start

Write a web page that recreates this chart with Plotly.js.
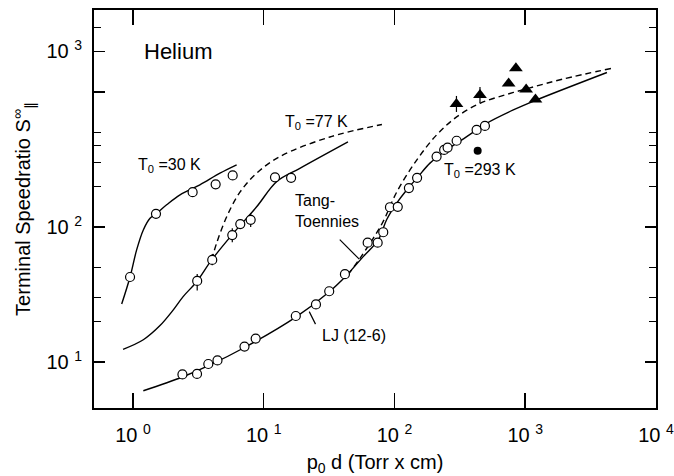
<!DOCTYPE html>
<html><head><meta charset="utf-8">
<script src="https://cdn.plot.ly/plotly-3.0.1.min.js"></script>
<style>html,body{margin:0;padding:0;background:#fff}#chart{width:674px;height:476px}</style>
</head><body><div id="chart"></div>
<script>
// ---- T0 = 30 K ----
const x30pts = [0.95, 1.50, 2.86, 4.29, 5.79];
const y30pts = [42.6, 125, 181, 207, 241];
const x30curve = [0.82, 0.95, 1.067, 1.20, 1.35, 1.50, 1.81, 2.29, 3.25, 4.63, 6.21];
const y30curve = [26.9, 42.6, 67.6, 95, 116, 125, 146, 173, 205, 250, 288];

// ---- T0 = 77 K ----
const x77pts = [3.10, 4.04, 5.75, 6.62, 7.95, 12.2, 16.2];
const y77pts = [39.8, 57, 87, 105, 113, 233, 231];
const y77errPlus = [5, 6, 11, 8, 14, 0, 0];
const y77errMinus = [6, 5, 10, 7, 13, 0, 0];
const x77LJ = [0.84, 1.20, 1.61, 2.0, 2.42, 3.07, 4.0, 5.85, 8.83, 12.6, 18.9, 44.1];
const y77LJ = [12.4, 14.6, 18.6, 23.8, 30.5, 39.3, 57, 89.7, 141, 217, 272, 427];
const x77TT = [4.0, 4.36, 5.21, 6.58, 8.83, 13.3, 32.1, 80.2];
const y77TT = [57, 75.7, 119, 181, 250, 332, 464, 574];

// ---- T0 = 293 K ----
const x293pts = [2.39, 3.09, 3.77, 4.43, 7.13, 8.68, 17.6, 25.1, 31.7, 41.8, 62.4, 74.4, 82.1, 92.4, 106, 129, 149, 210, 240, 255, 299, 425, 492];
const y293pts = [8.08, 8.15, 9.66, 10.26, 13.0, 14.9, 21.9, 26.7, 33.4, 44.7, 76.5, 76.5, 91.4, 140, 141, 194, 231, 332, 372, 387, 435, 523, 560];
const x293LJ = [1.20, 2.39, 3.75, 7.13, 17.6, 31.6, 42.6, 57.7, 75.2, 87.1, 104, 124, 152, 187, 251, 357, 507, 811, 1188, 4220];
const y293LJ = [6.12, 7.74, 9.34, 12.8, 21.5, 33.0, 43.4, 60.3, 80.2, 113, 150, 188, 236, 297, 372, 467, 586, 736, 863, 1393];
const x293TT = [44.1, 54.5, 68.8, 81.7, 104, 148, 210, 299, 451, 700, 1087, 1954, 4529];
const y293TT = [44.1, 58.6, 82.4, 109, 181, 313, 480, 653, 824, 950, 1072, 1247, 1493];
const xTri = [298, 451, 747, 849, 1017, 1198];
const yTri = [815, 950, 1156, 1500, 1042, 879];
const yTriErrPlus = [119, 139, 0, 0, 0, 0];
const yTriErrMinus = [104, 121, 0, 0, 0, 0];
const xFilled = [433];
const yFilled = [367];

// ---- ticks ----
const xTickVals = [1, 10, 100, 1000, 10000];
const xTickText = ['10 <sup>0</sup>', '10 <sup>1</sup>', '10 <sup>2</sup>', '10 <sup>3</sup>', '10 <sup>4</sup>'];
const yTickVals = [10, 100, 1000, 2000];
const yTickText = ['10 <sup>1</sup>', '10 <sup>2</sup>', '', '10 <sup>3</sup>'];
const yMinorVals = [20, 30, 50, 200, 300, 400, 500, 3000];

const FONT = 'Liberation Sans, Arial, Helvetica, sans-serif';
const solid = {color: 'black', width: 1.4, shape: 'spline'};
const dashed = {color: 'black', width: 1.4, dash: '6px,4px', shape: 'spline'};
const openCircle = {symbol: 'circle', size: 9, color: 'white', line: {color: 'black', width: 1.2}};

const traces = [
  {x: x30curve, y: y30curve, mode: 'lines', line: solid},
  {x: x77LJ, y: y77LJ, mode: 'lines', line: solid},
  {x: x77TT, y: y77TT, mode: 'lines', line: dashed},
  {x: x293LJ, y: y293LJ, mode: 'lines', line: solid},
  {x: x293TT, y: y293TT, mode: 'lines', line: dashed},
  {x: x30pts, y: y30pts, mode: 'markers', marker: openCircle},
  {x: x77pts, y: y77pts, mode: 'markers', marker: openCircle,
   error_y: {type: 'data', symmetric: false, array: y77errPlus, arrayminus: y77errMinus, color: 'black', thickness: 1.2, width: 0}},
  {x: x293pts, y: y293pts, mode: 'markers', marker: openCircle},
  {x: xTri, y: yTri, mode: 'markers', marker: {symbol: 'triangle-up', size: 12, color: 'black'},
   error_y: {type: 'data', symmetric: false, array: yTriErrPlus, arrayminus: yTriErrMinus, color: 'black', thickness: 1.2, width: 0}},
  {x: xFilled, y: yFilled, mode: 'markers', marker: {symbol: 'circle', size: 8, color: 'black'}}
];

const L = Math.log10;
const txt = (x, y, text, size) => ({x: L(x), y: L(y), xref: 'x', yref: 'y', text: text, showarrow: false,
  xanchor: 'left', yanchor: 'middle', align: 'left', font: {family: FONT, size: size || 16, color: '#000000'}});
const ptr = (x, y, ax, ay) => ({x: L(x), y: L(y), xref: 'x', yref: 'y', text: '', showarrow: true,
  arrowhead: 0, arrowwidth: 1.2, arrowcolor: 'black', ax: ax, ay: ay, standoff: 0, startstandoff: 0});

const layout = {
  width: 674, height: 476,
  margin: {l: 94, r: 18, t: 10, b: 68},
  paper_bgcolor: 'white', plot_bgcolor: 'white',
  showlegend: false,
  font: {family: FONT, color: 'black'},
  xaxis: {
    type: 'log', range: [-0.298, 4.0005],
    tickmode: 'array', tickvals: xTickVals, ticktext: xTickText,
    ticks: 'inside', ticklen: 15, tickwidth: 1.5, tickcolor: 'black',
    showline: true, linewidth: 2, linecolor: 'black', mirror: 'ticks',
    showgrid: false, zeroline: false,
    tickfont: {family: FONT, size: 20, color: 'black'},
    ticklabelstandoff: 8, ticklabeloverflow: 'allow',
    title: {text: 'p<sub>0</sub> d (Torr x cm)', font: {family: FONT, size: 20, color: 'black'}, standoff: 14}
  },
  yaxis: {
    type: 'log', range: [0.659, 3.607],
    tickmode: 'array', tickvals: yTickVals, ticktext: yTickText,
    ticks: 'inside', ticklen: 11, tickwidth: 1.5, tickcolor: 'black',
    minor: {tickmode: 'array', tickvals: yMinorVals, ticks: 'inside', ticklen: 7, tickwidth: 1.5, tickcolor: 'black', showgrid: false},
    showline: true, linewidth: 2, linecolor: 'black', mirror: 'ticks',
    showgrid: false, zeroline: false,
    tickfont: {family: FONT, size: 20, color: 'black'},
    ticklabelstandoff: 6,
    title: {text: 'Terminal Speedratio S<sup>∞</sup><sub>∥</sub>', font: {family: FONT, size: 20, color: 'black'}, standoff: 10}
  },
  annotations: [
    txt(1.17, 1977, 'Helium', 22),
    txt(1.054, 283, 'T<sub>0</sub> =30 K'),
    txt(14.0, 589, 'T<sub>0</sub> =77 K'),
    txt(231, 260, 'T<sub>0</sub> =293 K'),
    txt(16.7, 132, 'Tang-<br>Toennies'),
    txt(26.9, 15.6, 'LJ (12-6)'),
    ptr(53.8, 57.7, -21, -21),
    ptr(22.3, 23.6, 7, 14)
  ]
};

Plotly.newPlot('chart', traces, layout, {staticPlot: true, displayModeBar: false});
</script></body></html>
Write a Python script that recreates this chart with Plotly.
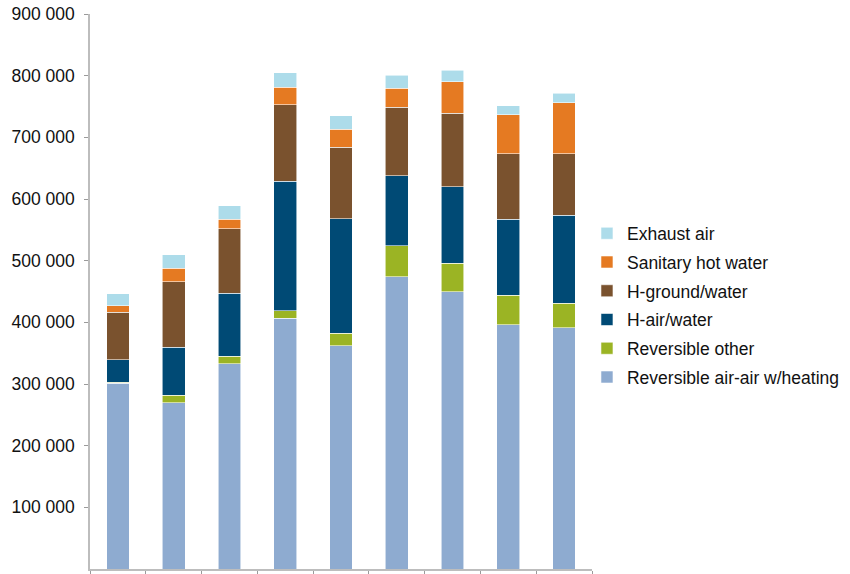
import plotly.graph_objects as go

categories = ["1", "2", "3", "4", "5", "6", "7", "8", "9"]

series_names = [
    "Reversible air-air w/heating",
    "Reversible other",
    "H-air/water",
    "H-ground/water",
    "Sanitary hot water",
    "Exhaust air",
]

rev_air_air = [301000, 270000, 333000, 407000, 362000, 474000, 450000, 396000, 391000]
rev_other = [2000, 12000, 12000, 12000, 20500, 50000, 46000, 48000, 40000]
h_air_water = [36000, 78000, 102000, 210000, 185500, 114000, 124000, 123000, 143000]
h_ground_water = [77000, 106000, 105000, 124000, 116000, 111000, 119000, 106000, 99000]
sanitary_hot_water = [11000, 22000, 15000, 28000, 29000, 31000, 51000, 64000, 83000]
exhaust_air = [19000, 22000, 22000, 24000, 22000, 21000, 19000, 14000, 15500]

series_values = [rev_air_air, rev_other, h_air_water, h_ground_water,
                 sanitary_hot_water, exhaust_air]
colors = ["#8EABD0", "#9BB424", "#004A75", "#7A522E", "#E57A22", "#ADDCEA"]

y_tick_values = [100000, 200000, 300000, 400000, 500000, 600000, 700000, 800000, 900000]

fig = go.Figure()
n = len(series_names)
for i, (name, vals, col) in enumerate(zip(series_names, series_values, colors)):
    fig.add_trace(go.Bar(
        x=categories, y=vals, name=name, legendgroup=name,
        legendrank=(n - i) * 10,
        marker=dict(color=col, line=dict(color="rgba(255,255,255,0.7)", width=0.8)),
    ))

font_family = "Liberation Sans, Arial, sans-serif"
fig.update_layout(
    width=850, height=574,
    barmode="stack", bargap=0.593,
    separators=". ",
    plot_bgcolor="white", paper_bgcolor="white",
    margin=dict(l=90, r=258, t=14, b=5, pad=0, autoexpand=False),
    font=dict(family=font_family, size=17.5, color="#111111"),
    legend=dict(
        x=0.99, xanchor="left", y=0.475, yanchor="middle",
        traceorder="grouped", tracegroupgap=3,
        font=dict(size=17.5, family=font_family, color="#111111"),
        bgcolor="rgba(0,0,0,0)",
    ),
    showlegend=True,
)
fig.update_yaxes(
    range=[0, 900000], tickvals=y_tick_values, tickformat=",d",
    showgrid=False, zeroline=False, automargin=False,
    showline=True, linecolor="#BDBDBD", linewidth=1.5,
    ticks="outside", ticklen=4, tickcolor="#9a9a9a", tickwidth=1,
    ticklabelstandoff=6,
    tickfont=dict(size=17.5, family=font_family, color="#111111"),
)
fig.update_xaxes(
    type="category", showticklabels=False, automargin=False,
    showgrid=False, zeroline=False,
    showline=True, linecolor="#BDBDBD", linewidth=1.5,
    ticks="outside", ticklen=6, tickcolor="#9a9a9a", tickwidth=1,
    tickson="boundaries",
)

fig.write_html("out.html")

end

Report only how many lines in the records contain the word "that".

2